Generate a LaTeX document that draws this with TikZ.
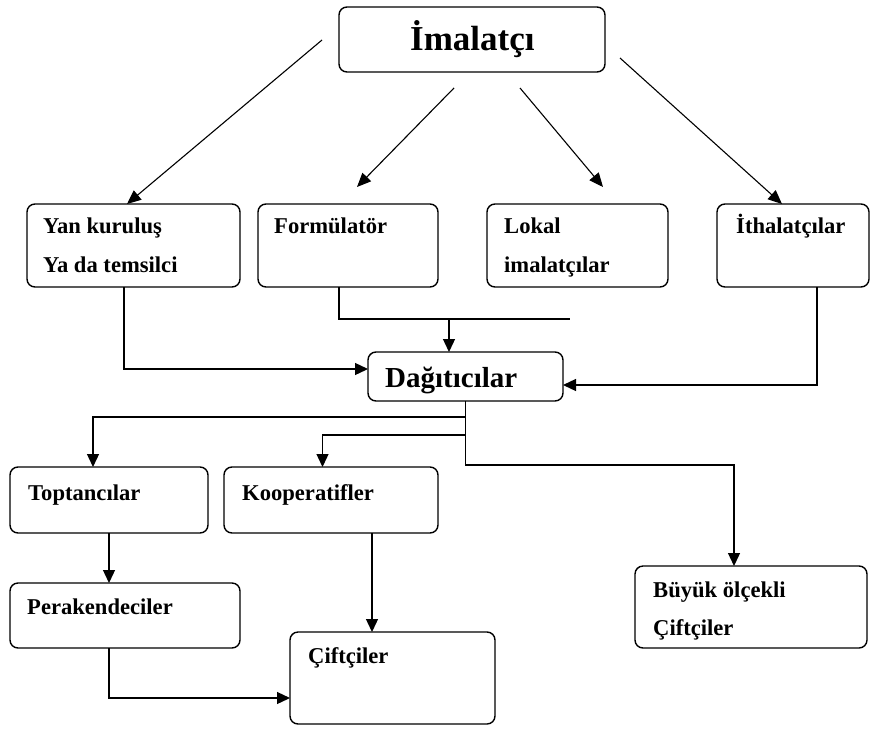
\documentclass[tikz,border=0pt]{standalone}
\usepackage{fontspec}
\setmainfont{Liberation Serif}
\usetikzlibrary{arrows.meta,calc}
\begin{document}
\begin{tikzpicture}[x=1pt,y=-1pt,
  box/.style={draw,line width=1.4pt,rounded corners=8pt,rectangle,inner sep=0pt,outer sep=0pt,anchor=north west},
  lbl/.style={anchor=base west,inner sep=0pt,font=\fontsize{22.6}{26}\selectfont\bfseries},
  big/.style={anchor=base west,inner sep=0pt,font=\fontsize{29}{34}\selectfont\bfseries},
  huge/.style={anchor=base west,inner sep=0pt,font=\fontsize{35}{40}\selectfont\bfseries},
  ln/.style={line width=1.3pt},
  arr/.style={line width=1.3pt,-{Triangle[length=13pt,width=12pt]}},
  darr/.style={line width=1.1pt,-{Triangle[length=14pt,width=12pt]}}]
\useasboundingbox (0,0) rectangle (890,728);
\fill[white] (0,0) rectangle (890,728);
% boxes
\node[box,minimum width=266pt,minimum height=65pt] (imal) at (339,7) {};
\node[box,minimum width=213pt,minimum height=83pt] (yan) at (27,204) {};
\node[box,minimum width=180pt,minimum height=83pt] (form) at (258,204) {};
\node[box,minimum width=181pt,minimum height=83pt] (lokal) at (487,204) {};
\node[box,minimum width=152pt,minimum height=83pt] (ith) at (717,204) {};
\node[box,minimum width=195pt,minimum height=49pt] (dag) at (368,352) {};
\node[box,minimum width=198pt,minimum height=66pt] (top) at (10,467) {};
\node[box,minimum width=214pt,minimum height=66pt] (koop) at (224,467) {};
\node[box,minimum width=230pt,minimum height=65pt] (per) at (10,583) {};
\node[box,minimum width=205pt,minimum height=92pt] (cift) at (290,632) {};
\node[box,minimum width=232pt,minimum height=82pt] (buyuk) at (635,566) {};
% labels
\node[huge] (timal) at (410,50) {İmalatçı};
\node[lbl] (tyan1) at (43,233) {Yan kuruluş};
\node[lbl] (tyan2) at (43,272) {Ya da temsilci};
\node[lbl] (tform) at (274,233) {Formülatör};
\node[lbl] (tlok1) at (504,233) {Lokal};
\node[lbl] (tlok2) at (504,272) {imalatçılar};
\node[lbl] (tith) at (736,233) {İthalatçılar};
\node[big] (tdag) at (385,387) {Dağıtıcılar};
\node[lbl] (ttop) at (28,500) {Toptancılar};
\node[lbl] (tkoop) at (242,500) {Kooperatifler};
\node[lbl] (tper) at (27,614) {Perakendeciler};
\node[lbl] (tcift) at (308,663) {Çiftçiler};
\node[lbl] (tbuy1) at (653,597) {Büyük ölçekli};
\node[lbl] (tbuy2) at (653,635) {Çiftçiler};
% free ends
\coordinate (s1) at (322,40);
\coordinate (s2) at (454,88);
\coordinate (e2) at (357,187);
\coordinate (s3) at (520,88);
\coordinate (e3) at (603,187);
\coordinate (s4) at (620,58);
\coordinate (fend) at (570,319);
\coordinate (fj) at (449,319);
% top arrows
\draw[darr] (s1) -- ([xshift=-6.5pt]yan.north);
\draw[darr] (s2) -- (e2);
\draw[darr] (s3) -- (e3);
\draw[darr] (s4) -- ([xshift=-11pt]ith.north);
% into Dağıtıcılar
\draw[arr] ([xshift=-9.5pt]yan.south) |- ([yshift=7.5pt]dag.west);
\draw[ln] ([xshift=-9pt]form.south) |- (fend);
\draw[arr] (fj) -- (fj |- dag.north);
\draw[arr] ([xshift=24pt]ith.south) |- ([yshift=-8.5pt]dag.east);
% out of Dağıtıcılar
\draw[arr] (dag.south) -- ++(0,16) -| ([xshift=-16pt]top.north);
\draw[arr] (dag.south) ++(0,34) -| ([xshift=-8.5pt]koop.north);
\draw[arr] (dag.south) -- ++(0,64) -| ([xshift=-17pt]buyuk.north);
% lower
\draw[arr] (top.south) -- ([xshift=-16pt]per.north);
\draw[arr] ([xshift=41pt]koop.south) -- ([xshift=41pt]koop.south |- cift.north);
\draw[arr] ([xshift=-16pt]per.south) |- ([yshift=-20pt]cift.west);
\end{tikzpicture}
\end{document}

• Goal:
Output the lines above in full and exactly as given, omitting any pictures.

• In response:
Generate a LaTeX document that draws this with TikZ.
\documentclass[tikz,border=0pt]{standalone}
\usepackage{fontspec}
\setmainfont{Liberation Serif}
\usetikzlibrary{arrows.meta,calc}
\begin{document}
\begin{tikzpicture}[x=1pt,y=-1pt,
  box/.style={draw,line width=1.4pt,rounded corners=8pt,rectangle,inner sep=0pt,outer sep=0pt,anchor=north west},
  lbl/.style={anchor=base west,inner sep=0pt,font=\fontsize{22.6}{26}\selectfont\bfseries},
  big/.style={anchor=base west,inner sep=0pt,font=\fontsize{29}{34}\selectfont\bfseries},
  huge/.style={anchor=base west,inner sep=0pt,font=\fontsize{35}{40}\selectfont\bfseries},
  ln/.style={line width=1.3pt},
  arr/.style={line width=1.3pt,-{Triangle[length=13pt,width=12pt]}},
  darr/.style={line width=1.1pt,-{Triangle[length=14pt,width=12pt]}}]
\useasboundingbox (0,0) rectangle (890,728);
\fill[white] (0,0) rectangle (890,728);
% boxes
\node[box,minimum width=266pt,minimum height=65pt] (imal) at (339,7) {};
\node[box,minimum width=213pt,minimum height=83pt] (yan) at (27,204) {};
\node[box,minimum width=180pt,minimum height=83pt] (form) at (258,204) {};
\node[box,minimum width=181pt,minimum height=83pt] (lokal) at (487,204) {};
\node[box,minimum width=152pt,minimum height=83pt] (ith) at (717,204) {};
\node[box,minimum width=195pt,minimum height=49pt] (dag) at (368,352) {};
\node[box,minimum width=198pt,minimum height=66pt] (top) at (10,467) {};
\node[box,minimum width=214pt,minimum height=66pt] (koop) at (224,467) {};
\node[box,minimum width=230pt,minimum height=65pt] (per) at (10,583) {};
\node[box,minimum width=205pt,minimum height=92pt] (cift) at (290,632) {};
\node[box,minimum width=232pt,minimum height=82pt] (buyuk) at (635,566) {};
% labels
\node[huge] (timal) at (410,50) {İmalatçı};
\node[lbl] (tyan1) at (43,233) {Yan kuruluş};
\node[lbl] (tyan2) at (43,272) {Ya da temsilci};
\node[lbl] (tform) at (274,233) {Formülatör};
\node[lbl] (tlok1) at (504,233) {Lokal};
\node[lbl] (tlok2) at (504,272) {imalatçılar};
\node[lbl] (tith) at (736,233) {İthalatçılar};
\node[big] (tdag) at (385,387) {Dağıtıcılar};
\node[lbl] (ttop) at (28,500) {Toptancılar};
\node[lbl] (tkoop) at (242,500) {Kooperatifler};
\node[lbl] (tper) at (27,614) {Perakendeciler};
\node[lbl] (tcift) at (308,663) {Çiftçiler};
\node[lbl] (tbuy1) at (653,597) {Büyük ölçekli};
\node[lbl] (tbuy2) at (653,635) {Çiftçiler};
% free ends
\coordinate (s1) at (322,40);
\coordinate (s2) at (454,88);
\coordinate (e2) at (357,187);
\coordinate (s3) at (520,88);
\coordinate (e3) at (603,187);
\coordinate (s4) at (620,58);
\coordinate (fend) at (570,319);
\coordinate (fj) at (449,319);
% top arrows
\draw[darr] (s1) -- ([xshift=-6.5pt]yan.north);
\draw[darr] (s2) -- (e2);
\draw[darr] (s3) -- (e3);
\draw[darr] (s4) -- ([xshift=-11pt]ith.north);
% into Dağıtıcılar
\draw[arr] ([xshift=-9.5pt]yan.south) |- ([yshift=7.5pt]dag.west);
\draw[ln] ([xshift=-9pt]form.south) |- (fend);
\draw[arr] (fj) -- (fj |- dag.north);
\draw[arr] ([xshift=24pt]ith.south) |- ([yshift=-8.5pt]dag.east);
% out of Dağıtıcılar
\draw[arr] (dag.south) -- ++(0,16) -| ([xshift=-16pt]top.north);
\draw[arr] (dag.south) ++(0,34) -| ([xshift=-8.5pt]koop.north);
\draw[arr] (dag.south) -- ++(0,64) -| ([xshift=-17pt]buyuk.north);
% lower
\draw[arr] (top.south) -- ([xshift=-16pt]per.north);
\draw[arr] ([xshift=41pt]koop.south) -- ([xshift=41pt]koop.south |- cift.north);
\draw[arr] ([xshift=-16pt]per.south) |- ([yshift=-20pt]cift.west);
\end{tikzpicture}
\end{document}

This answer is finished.